Dr. Luehr says he still hasn’t used the classroom technology as much as he would like, but he plans to spend the summer finding more animations for his lessons, now that the system can handle them and is guaranteed to be there. With 15 to 20 instructors using the equipment, settings change, but Dr. Luehr says he has learned to get everything back the way he wants it with little difficulty.
Keep it simple
“At Trinity Christian, the instructors are there to teach the sciences, not to fiddle with a confusing a/v system,” says Maksa, who stresses the importance of keeping things simple and tailored to the expertise of the rooms’ users.
“If you don’t put in a control system, be careful how sophisticated you make the room,” says Maksa. A control system could turn on the equipment, automatically lower the screen and the lights, turn on the projector and guide you through source selection. In the case of Trinity Christian College, like many other privately funded institutions, that type of automation would have been hard on the budget. So Maksa worked hard to make the rooms user friendly. Teachers can turn the projectors on with a simple remote, and a switcher in the teaching console allows them to choose sources easily. But they have to operate the lights and the wall switch manually. “It’s pretty straightforward. It’s a good start,” says Maksa. “From where they were to this is a major step.”

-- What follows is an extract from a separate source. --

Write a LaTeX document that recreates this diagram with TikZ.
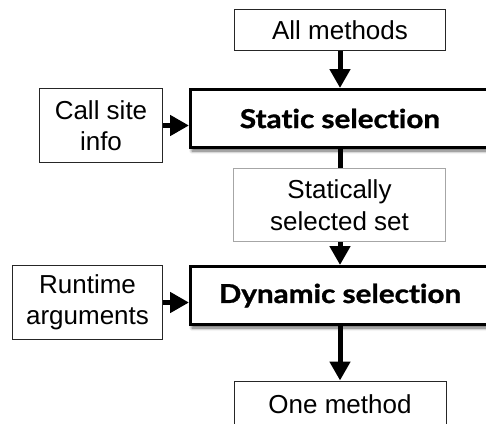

Mark Scott, Director of Computer Services at Trinity Christian, agrees the time had come for the college to move forward. “Up until a year and a half ago, we really didn’t have any video projectors at all,” says Scott. “This is something all colleges need if they want to become competitive. We’re not where we want to be yet, but we’re certainly further down the road.”
Media Resources installed a/v systems in six classrooms, two computer labs and a large lecture hall in the Heritage Science Building. The lecture hall holds much of the same equipment as the classrooms, but Maksa included an audio system with wireless microphones, making it possible for lecturers to move around as they talk.
The construction of the science building was made possible by alumni donations, and its completion freed up space in the college classroom building. Media Resources has provided ceiling mounts and cabling in those classrooms, in anticipation of additional a/v installations in the future.
More to come
With several campus buildings undergoing renovations in recent years, Trinity Christian is looking to the future.
“This college is evolving,” says Maksa. “Now you can walk into a classroom and know that the media is there whenever you need it.” Although the a/v portion of the Heritage project was $60,000-a significant sum for Trinity Christian-the right audio/visual products can be powerful teaching tools. Maksa says any school looking to take that first step would be wise to first pinpoint what they want their classrooms to accomplish. An in-depth analysis of the needs and wants of the users is always the first step.
“Research the technology that’s out there, and be aware that what you ask for now may change by the time you actually build it,” advises Maksa. Finding the right a/v consultant and integrator can make all the difference to your project and to your pocketbook. Plan ahead, and don’t let a $25 switch become a $300 retrofit.